Walter Mondale Award
For Tax Hike Insistence

First Place

"We have this drug problem, we have an education problem in the country. All we keep doing is cutting the domestic budget because taxes aren't being asked for. When does it become necessary to start investing in our future by fixing these problems, and when you do decide it becomes necessary, won't it become necessary to raise taxes? And just isn't that a bald truth?" 
-- Lesley Stahl to OMB Director Richard Darman, July 23 Face the Nation.
Runners-up:

"If we don't find some way to raise new revenues, that means taxes, we're going to continue this self-deception, we're going to continue to add to the national deficit, we're going to continue to cause this country to head toward an economic abyss." 
-- Sam Donaldson on This Week, September 24.

"Returning from his foreign travels, George Bush came home to domestic economic realities today. To the stubborn budget deficit that most economists say will never be seriously reduced without the new taxes to which the President remains opposed." 
-- Reporter Mark Phillips on CBS Evening News, July 18.

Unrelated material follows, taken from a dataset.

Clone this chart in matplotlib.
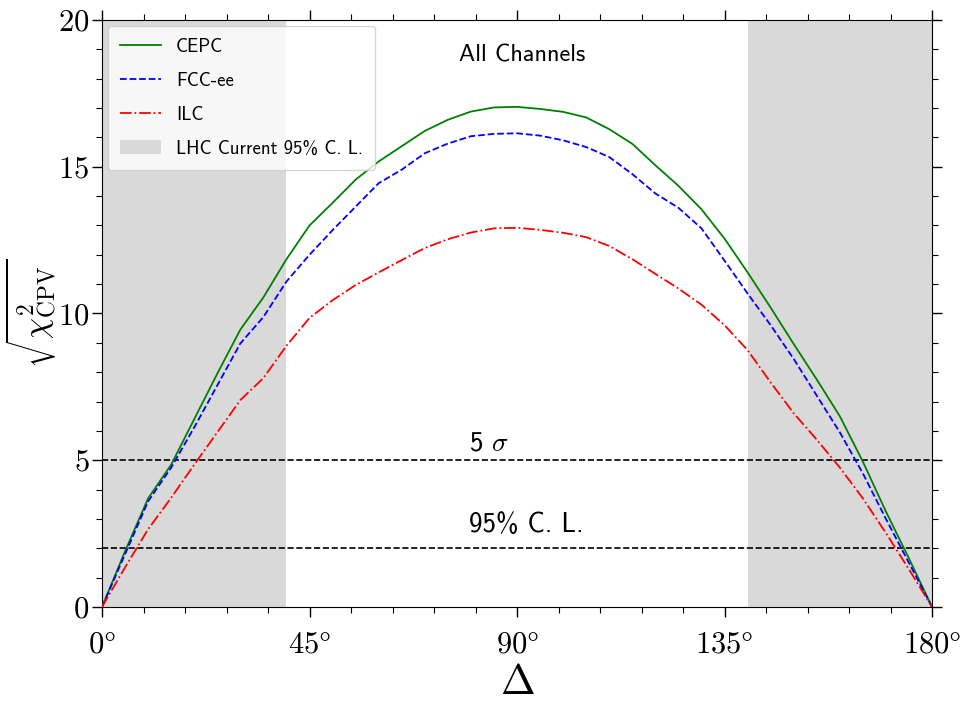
import numpy as np
import matplotlib
matplotlib.use("Agg")
import matplotlib.pyplot as plt

# === Data ===
delta = [0, 5, 10, 15, 20, 25, 30, 35, 40, 45, 50, 55, 60, 65, 70, 75, 80, 85, 90,
         95, 100, 105, 110, 115, 120, 125, 130, 135, 140, 145, 150, 155, 160, 165, 170, 175, 180]

cepc = [0, 1.9, 3.7, 4.85, 6.4, 7.95, 9.45, 10.55, 11.85, 13.0, 13.77, 14.56, 15.18, 15.7,
        16.22, 16.6, 16.88, 17.02, 17.04, 16.97, 16.87, 16.68, 16.28, 15.78, 15.05, 14.35,
        13.55, 12.55, 11.4, 10.2, 8.96, 7.75, 6.5, 4.95, 3.25, 1.65, 0]

fcc = [0, 1.8, 3.6, 4.75, 6.12, 7.55, 8.98, 9.88, 11.09, 12.0, 12.84, 13.64, 14.44, 14.9,
       15.46, 15.79, 16.04, 16.12, 16.14, 16.06, 15.9, 15.67, 15.33, 14.75, 14.09, 13.6,
       12.9, 11.8, 10.68, 9.6, 8.45, 7.2, 5.95, 4.55, 3.0, 1.5, 0]

ilc = [0, 1.35, 2.65, 3.72, 4.85, 5.95, 7.05, 7.8, 8.9, 9.85, 10.45, 10.97, 11.4, 11.82,
       12.23, 12.53, 12.76, 12.9, 12.92, 12.85, 12.75, 12.6, 12.3, 11.85, 11.35, 10.85,
       10.3, 9.6, 8.75, 7.65, 6.6, 5.7, 4.75, 3.7, 2.52, 1.28, 0]

lhc_bands = [(0, 40), (140, 180)]
sigma5 = 5
cl95 = 2
xticks = [0, 45, 90, 135, 180]

# === Style ===
plt.rcParams['mathtext.fontset'] = 'cm'
plt.rcParams['font.family'] = 'serif'
plt.rcParams['font.serif'] = ['cmr10']
plt.rcParams['axes.formatter.use_mathtext'] = True
sans = 'cmss10'

fig = plt.figure(figsize=(9.77, 7.04), dpi=100)
ax = fig.add_axes([0.1044, 0.1378, 0.8496, 0.8338])

for i, (a, b) in enumerate(lhc_bands):
    ax.axvspan(a, b, color='#d9d9d9', lw=0, zorder=0,
               label='LHC Current 95% C. L.' if i == 0 else None)

ax.plot(delta, cepc, 'g-', lw=1.3, label='CEPC', zorder=3)
ax.plot(delta, fcc, 'b--', lw=1.3, label='FCC-ee', zorder=3)
ax.plot(delta, ilc, 'r-.', lw=1.3, label='ILC', zorder=3)

ax.axhline(sigma5, color='k', ls='--', lw=1.2, zorder=2)
ax.axhline(cl95, color='k', ls='--', lw=1.2, zorder=2)

ax.text(79.5, 5.6, r'5 $\sigma$', fontsize=19.5, family=sans, va='center', ha='left')
ax.text(79.5, 2.8, '95% C. L.', fontsize=19.5, family=sans, va='center', ha='left')
ax.text(91, 18.8, 'All Channels', fontsize=17.5, family=sans, va='center', ha='center')

ax.set_xlim(0, 180)
ax.set_ylim(0, 20)
ax.set_xticks(xticks)
ax.set_xticklabels([rf'${t}\degree$' for t in xticks])
ax.set_xticks(np.arange(0, 181, 9), minor=True)
ax.set_yticks([0, 5, 10, 15, 20])
ax.set_yticks(np.arange(0, 21, 1), minor=True)
ax.tick_params(which='both', direction='out', top=True, right=True, labelsize=22)
ax.tick_params(which='major', length=7, width=1)
ax.tick_params(axis='x', which='major', pad=10)
ax.tick_params(axis='y', which='major', pad=2)
ax.tick_params(which='minor', length=4, width=0.8)

ax.set_xlabel(r'$\Delta$', fontsize=30, labelpad=5)
ax.set_ylabel(r'$\sqrt{\chi^2_{\rm CPV}}$', fontsize=24)
ax.yaxis.set_label_coords(-0.052, 0.5)

# legend order: lines first, band last
h, l = ax.get_legend_handles_labels()
order = [1, 2, 3, 0]
ax.legend([h[k] for k in order], [l[k] for k in order], loc='upper left',
          prop={'family': sans, 'size': 13.5}, framealpha=0.8, handlelength=2.2,
          labelspacing=0.85, borderpad=0.65, borderaxespad=0.3)

fig.savefig('out.png', dpi=100)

"The borrow-and-spend policies that Ronald Reagan presided over have bequeathed to his chosen successor a downsized presidency devoid of the resources to address long neglected domestic problems. The Bush campaign strategists -- with the candidate's active complicity -- burdened the new President with an obdurate stance on taxes." 
-- Reporters Michael Duffy and Richard Hornik in Time, February 20.

 

Award For The Most Inane Comparison

First Place

"Thousands may have been gunned down in Beijing, but what about the millions of American kids whose lives are being ruined by an enormous failure of the country's educational system...We can and we should agonize about the dead students in Beijing, but we've got a much bigger problem here at home." 
-- John Chancellor's commentary on NBC Nightly News, June 20.


Runners-up:


"In a way, you might say that David Duke is the son of Willie Horton. Duke is more overt, of course, but he's really just pushing the same buttons and sending the same coded messages that the Horton ads did so effectively for the Bush campaign last year." 
-- Reporter Judd Rose on ABC's Prime Time Live, November 2.

"Will the military leaders there b embarrassed by this, will this be something like Kent State was for our military?" 
-- CBS reporter Eric Engberg referring to China on Nightwatch, June 7.

"Like North, Castro has always portrayed foreign policy as an endless struggle between darkness and light, and the Fidels and Ollies of the world desperately need each other. 'Great Satans,' observes Hunter, [of the Center for Strategic and International Studies] 'always come in pairs.'" 
-- U.S. News & World Report Senior Writer Steven Roberts, April 17.